JR, Giants, Brandenburg Gate, September 27, 2018, 6:57, Iris Hesse, Ullstein Bild, Roger-Viollet, Berlin, Germany, 2018. Colour photograph, mat plexiglass, aluminum, wood. 100 × 160 cm. © JR-ART.NET. Courtesy the artist and Perrotin.
January 17–March 9, 2019
1F, 5 Palpan-Gil, Jongno-Gu
Perrotin Seoul is pleased to present the first solo exhibition in South Korea by the artist JR (b. 1983). An autodidact, JR’s reputation has grown over the past fifteen years thanks to his monumental photographic collages which have filled urban and natural landscapes around the world. Through his work, the artist has turned the spotlight on places which we customarily ignore, paying attention to everyday people, those who live in the shadows, the ones we never hear or notice. The exhibition presented in Seoul brings together eleven works that bear witness to the artist’s latest site-specific work.
A large number of the works on display—photographic prints that permanently record these ephemeral installations or works in progress, lift a veil on the artist’s creative process—recall the installation presented by JR at the Louvre Museum in Paris in May 2016. In response to an invitation by the Louvre, whose doors have been open from the very beginning to contemporary artists, JR had the ambitious idea of making the famous glass pyramid temporarily disappear. Designed in 1988 as the museum’s main entrance by the renown architect I. M. Pei, the glass pyramid was a controversial work when it was first erected but today, 30 years later, it has become a key symbol of the museum and one of the most famous landmarks of the Parisian architectural cityscape. The pyramid was covered on its main side with large tarps that reproduced a trompe l’oeil image in black and white of the façade of the Clock Pavilion, designed by architect Jacques Lemercier, the immediate structure visible behind the pyramid. Standing at a precise spot aligned with the entrance, visitors could witness the entire pyramid disappear, its silhouette being the only memory preserved. Through this surprising anamorphosis that played on the apparently irreconcilable contradiction between erasure and revelation, JR made it possible to see the Palais du Louvre as it once was, all the while he invited visitors to cast a new gaze on the pyramid. The installation at the Louvre led the artist to develop a thought provoking observation on the heritage and the architectural history of a site, whereas most of his work places men and women at the heart of his concerns in order to give them back a voice that has often been taken away from them (Portrait of a Generation, 2004–06; Women Are Heroes, 2008–14; The Wrinkles of the Cities since 2008; Inside Out Project since 2011).
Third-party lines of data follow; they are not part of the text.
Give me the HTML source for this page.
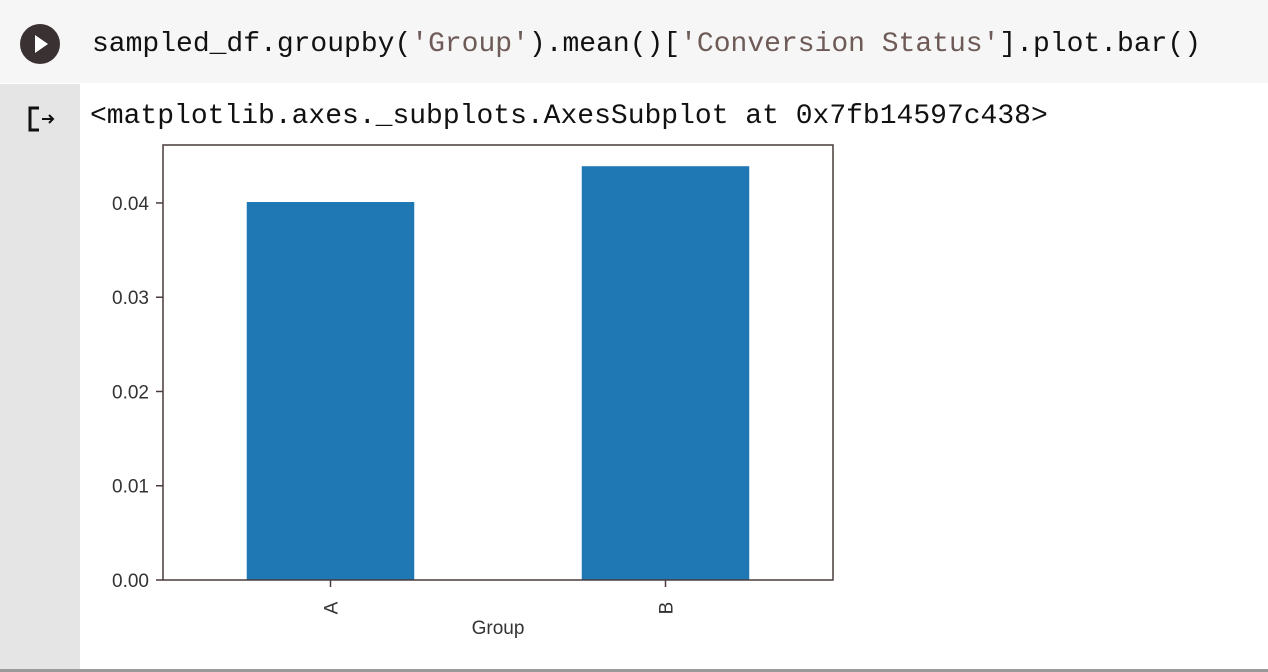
<!DOCTYPE html>
<html><head><meta charset="utf-8"><style>
body{margin:0;width:1268px;height:672px;background:#fff;position:relative;overflow:hidden;font-family:"Liberation Sans",sans-serif}
.code{position:absolute;font-family:"Liberation Mono",monospace;font-size:28px;white-space:pre;color:#111}
.str{color:#6e5a57}
</style></head><body>
<div style="position:absolute;left:0;top:0;width:1268px;height:83px;background:#f6f6f6"></div>
<div style="position:absolute;left:20px;top:24px;width:40px;height:40px;border-radius:50%;background:#3a3132"><div style="position:absolute;left:15px;top:11px;border-left:13px solid #fff;border-top:9px solid transparent;border-bottom:9px solid transparent"></div></div>
<div class="code" style="left:92px;top:29px">sampled_df.groupby(<span class="str">'Group'</span>).mean()[<span class="str">'Conversion Status'</span>].plot.bar()</div>
<div style="position:absolute;left:0;top:84px;width:80px;height:585px;background:#e4e5e4"></div>
<svg style="position:absolute;left:27px;top:106px" width="32" height="30"><path d="M12 2H3v22h9" fill="none" stroke="#111" stroke-width="3"/><path d="M15 13h11M22 9l4 4-4 4" fill="none" stroke="#111" stroke-width="2"/></svg>
<div class="code" style="left:90px;top:101px">&lt;matplotlib.axes._subplots.AxesSubplot at 0x7fb14597c438&gt;</div>
<div style="position:absolute;left:0;top:669px;width:1268px;height:3px;background:#999"></div>
<svg id="chart" style="position:absolute;left:0;top:0" width="1268" height="672"></svg>
<script>
const categories=['A','B'];
const values=[0.0401,0.0439];
const yTicks=[0,0.01,0.02,0.03,0.04];
const yTickLabels=['0.00','0.01','0.02','0.03','0.04'];
const xLabel='Group';
const svg=document.getElementById('chart');
const NS='http://www.w3.org/2000/svg';
const L=163,R=833,T=145,B=580,yMax=0.04615;
const y=v=>B-(v/yMax)*(B-T);
const slot=(R-L)/categories.length;
const x=i=>L+slot*(i+0.5);
const bw=slot*0.5;
function mk(t,a){const e=document.createElementNS(NS,t);for(const k in a)e.setAttribute(k,a[k]);svg.appendChild(e);return e;}
values.forEach((v,i)=>{
 const r=mk('rect',{x:x(i)-bw/2,y:y(v),width:bw,height:B-y(v),fill:'#1f77b4'});
 
 
 mk('line',{x1:x(i),x2:x(i),y1:B,y2:B+7,stroke:'#4a3c3c','stroke-width':1.5});
 const t=mk('text',{x:0,y:0,transform:`translate(${x(i)+7},${B+28}) rotate(-90)`,'font-size':19,fill:'#333','text-anchor':'middle'});
 t.textContent=categories[i];
 
 
});
yTicks.forEach((v,i)=>{
 mk('line',{x1:L-7,x2:L,y1:y(v),y2:y(v),stroke:'#4a3c3c','stroke-width':1.5});
 const t=mk('text',{x:L-14,y:y(v)+7,'font-size':19,fill:'#333','text-anchor':'end'});
 t.textContent=yTickLabels[i];
 
 
});
const f=mk('rect',{x:L,y:T,width:R-L,height:B-T,fill:'none',stroke:'#4a3c3c','stroke-width':1.5});


const xl=mk('text',{x:(L+R)/2,y:634,'font-size':19,fill:'#333','text-anchor':'middle'});
xl.textContent=xLabel;


</script>
</body></html>
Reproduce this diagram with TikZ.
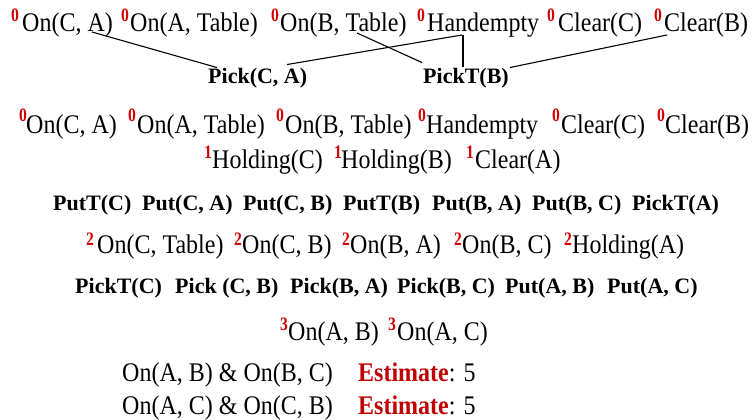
\documentclass[tikz,border=0pt]{standalone}
\usepackage{graphicx}
\usepackage{fontspec}
\setmainfont{Liberation Serif}
\usetikzlibrary{calc}
\definecolor{supred}{RGB}{210,0,0}
\definecolor{estred}{RGB}{192,0,0}
\newcommand{\tall}[1]{\scalebox{1}[1.12]{#1}}
\newcommand{\lv}[1]{\scalebox{0.95}[1.15]{#1}}
\tikzset{
  prop/.style={inner sep=0pt, anchor=base west, font=\fontsize{24}{28}\selectfont},
  act/.style={inner sep=0pt, anchor=base west, font=\fontsize{22}{26}\selectfont\bfseries},
  lvl/.style={inner sep=0pt, anchor=base west, text=supred, font=\fontsize{16.5}{19}\selectfont\bfseries},
  link/.style={draw=black, line width=1.1pt},
}
\begin{document}
\begin{tikzpicture}[x=1pt,y=-1pt]
\useasboundingbox (0,0) rectangle (752,420);
% Row 1
\node[lvl] (s11) at (11,22) {\lv{0}};  \node[prop] (t11) at (22,32) {\tall{On(C, A)}};
\node[lvl] (s12) at (121,22) {\lv{0}}; \node[prop] (t12) at (130,32) {\tall{On(A, Table)}};
\node[lvl] (s13) at (271,22) {\lv{0}}; \node[prop] (t13) at (280,32) {\tall{On(B, Table)}};
\node[lvl] (s14) at (417,22) {\lv{0}}; \node[prop] (t14) at (427,32) {\tall{Handempty}};
\node[lvl] (s15) at (547,22) {\lv{0}}; \node[prop] (t15) at (558,32) {\tall{Clear(C)}};
\node[lvl] (s16) at (654,22) {\lv{0}}; \node[prop] (t16) at (664,32) {\tall{Clear(B)}};
% Row 2
\node[act] (pca) at (208,83) {Pick(C, A)};
\node[act] (ptb) at (423,83) {PickT(B)};
% connectors
\draw[link] ($(t11.base west)+(70,0)$) -- ($(pca.north west)+(9,0)$);
\draw[link] ($(pca.north west)+(79,-3)$) -- ($(t14.base west)+(35,3)$);
\draw[link] ($(t13.base west)+(77,1)$) -- ($(ptb.north west)+(-1,-5)$);
\draw[link] ($(t14.base west)+(36,3)$) -- ($(ptb.north west)+(40,-1)$);
\draw[link] ($(ptb.north east)+(1,0)$) -- ($(t16.base west)+(3,3)$);
% Row 3
\node[lvl] (s31) at (19,121) {\lv{0}};  \node[prop] (t31) at (26,133) {\tall{On(C, A)}};
\node[lvl] (s32) at (128,121) {\lv{0}}; \node[prop] (t32) at (137,133) {\tall{On(A, Table)}};
\node[lvl] (s33) at (276,121) {\lv{0}}; \node[prop] (t33) at (285,133) {\tall{On(B, Table)}};
\node[lvl] (s34) at (418,121) {\lv{0}}; \node[prop] (t34) at (426,133) {\tall{Handempty}};
\node[lvl] (s35) at (552,121) {\lv{0}}; \node[prop] (t35) at (561,133) {\tall{Clear(C)}};
\node[lvl] (s36) at (657,121) {\lv{0}}; \node[prop] (t36) at (665,133) {\tall{Clear(B)}};
% Row 4
\node[lvl] (s41) at (204,158) {\lv{1}}; \node[prop] (t41) at (212,168) {\tall{Holding(C)}};
\node[lvl] (s42) at (334,158) {\lv{1}}; \node[prop] (t42) at (341,168) {\tall{Holding(B)}};
\node[lvl] (s43) at (466,158) {\lv{1}}; \node[prop] (t43) at (475,168) {\tall{Clear(A)}};
% Row 5
\node[act] (a51) at (53,210) {PutT(C)};
\node[act] (a52) at (142,210) {Put(C, A)};
\node[act] (a53) at (243,210) {Put(C, B)};
\node[act] (a54) at (343,210) {PutT(B)};
\node[act] (a55) at (432,210) {Put(B, A)};
\node[act] (a56) at (532,210) {Put(B, C)};
\node[act] (a57) at (632,210) {PickT(A)};
% Row 6
\node[lvl] (s61) at (86,245) {\lv{2}};  \node[prop] (t61) at (97,253) {\tall{On(C, Table)}};
\node[lvl] (s62) at (234,245) {\lv{2}}; \node[prop] (t62) at (242,253) {\tall{On(C, B)}};
\node[lvl] (s63) at (342,245) {\lv{2}}; \node[prop] (t63) at (350,253) {\tall{On(B, A)}};
\node[lvl] (s64) at (454,245) {\lv{2}}; \node[prop] (t64) at (462,253) {\tall{On(B, C)}};
\node[lvl] (s65) at (564,245) {\lv{2}}; \node[prop] (t65) at (572,253) {\tall{Holding(A)}};
% Row 7
\node[act] (a71) at (75,293) {PickT(C)};
\node[act] (a72) at (175,293) {Pick (C, B)};
\node[act] (a73) at (290,293) {Pick(B, A)};
\node[act] (a74) at (397,293) {Pick(B, C)};
\node[act] (a75) at (505,293) {Put(A, B)};
\node[act] (a76) at (607,293) {Put(A, C)};
% Row 8
\node[lvl] (s81) at (280,330) {\lv{3}}; \node[prop] (t81) at (288,340) {\tall{On(A, B)}};
\node[lvl] (s82) at (388,330) {\lv{3}}; \node[prop] (t82) at (397,340) {\tall{On(A, C)}};
% Rows 9-10
\node[prop] (g1) at (122,381) {\tall{On(A, B) \& On(B, C)}};
\node[prop] (e1) at (358,381) {\tall{\textcolor{estred}{\bfseries Estimate}: 5}};
\node[prop] (g2) at (122,414) {\tall{On(A, C) \& On(C, B)}};
\node[prop] (e2) at (358,414) {\tall{\textcolor{estred}{\bfseries Estimate}: 5}};
\end{tikzpicture}
\end{document}
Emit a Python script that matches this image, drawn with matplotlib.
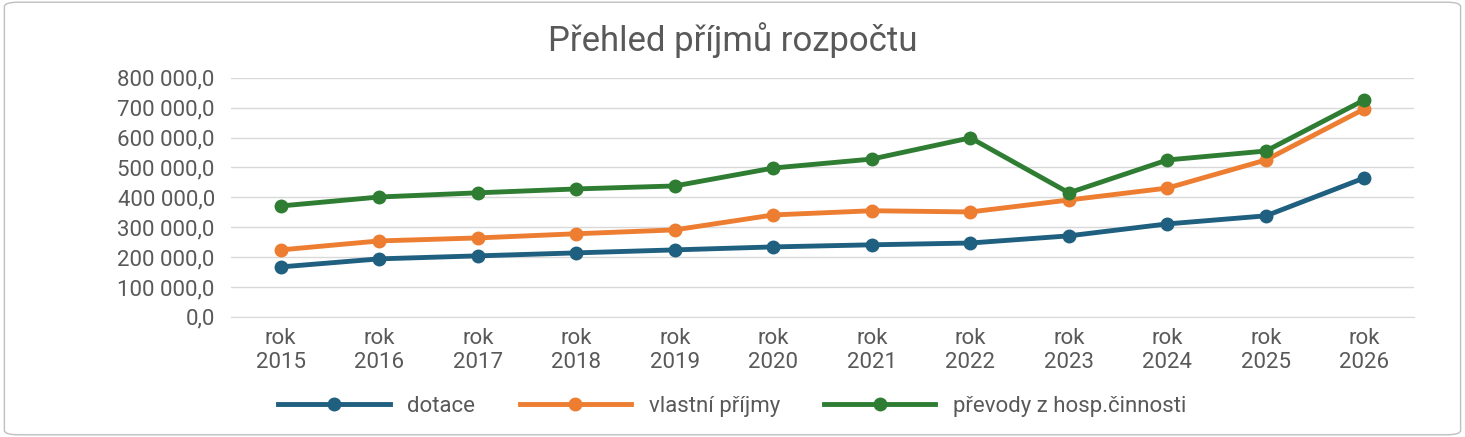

JR made use of another historic monument and architectural symbol for the vast installation he unveiled on October 3, 2018 at the Brandenburg Gate in Berlin, on the occasion of the national German holiday celebrating the country’s reunification. The artist adapted an archival photograph, taken by photographer Iris Hesse on November 10, 1989 when the Berlin Wall came down, pasting it onto a huge scaffolding structure, creating a gigantic photomontage measuring almost 80 feet tall. In the installation, three border guards filling the entire height of the arches powerless watch the top of the Gate on which a crowd has gathered, a crowd that is anonymous but that already belongs to History, having come to celebrate the fall of the Wall of shame and their new-found freedom. The Berlin installation is a direct echo of the Kikito project (2017), erected on the U.S.-Mexico border where the giant image of a child mischievously challenged US border patrol officers across the metallic barrier separating the two countries.
In April 2019, JR will unveil a huge digital wall fresco at the San Francisco Museum of Modern Art titled The Chronicles of San Francisco. His work will also be the subject of a large-scale exhibition at the Brooklyn Museum in New York in the autumn of 2019.